When Leadership Is Assigned… But Never Lived

Key Takeaways
- •Assigned roles maintain adult-driven order, limiting authentic child agency
- •Leadership emerges in unscripted play, negotiation, and peer collaboration
- •Executive function skills underpin leadership, developing through social interaction
- •Teachers can nurture leadership by reflecting on spontaneous child initiatives
- •Revisiting experiences helps children deepen thinking and community responsibility
Pulse Analysis
Classroom job charts are a familiar fixture in many early‑learning settings, intended to teach responsibility and fairness. In practice, however, these assignments often reinforce a top‑down structure where children execute adult‑defined tasks without genuine decision‑making power.

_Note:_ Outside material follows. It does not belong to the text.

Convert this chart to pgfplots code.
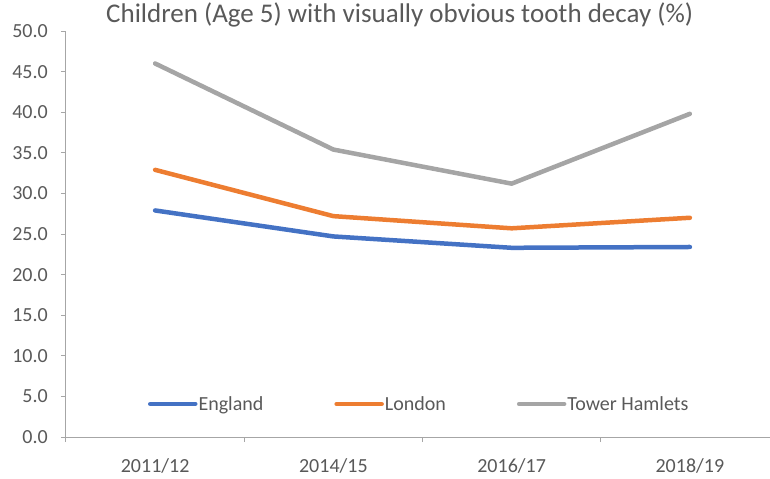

The routine creates order but can inadvertently signal that leadership is a static role rather than a dynamic relational process. Recognizing this limitation is the first step toward re‑imagining how educators cultivate influence and agency among young learners.
Research on executive function and play underscores that leadership skills are rooted in cognitive and social competencies that develop through active interaction. Scholars such as Ellen Galinsky identify focus, self‑control, perspective‑taking, communication, and connection‑making as core executive functions that enable children to navigate complex social situations. Unscripted, collaborative play provides a natural laboratory for practicing these skills—children negotiate rules, resolve conflicts, and co‑create shared goals, thereby exercising the very behaviors that constitute authentic leadership. Empirical studies link these experiences to higher self‑efficacy, empathy, and problem‑solving abilities, suggesting that leadership emerges long before formal titles are assigned.
Educators can translate these insights into classroom practice by shifting from prescriptive job assignments to intentional moments of reflection and revisiting. When a child spontaneously organizes a block tower or mediates a peer dispute, teachers can name the behavior, ask probing questions, and invite the group to revisit the episode later. This reinforces the child’s agency, deepens collective understanding, and embeds leadership within the fabric of daily life. Creating spaces for open dialogue, extended play, and community‑focused projects—such as caring for classroom plants or planning a simple service activity—further embeds leadership as a lived experience, preparing children for the collaborative demands of tomorrow’s workplaces.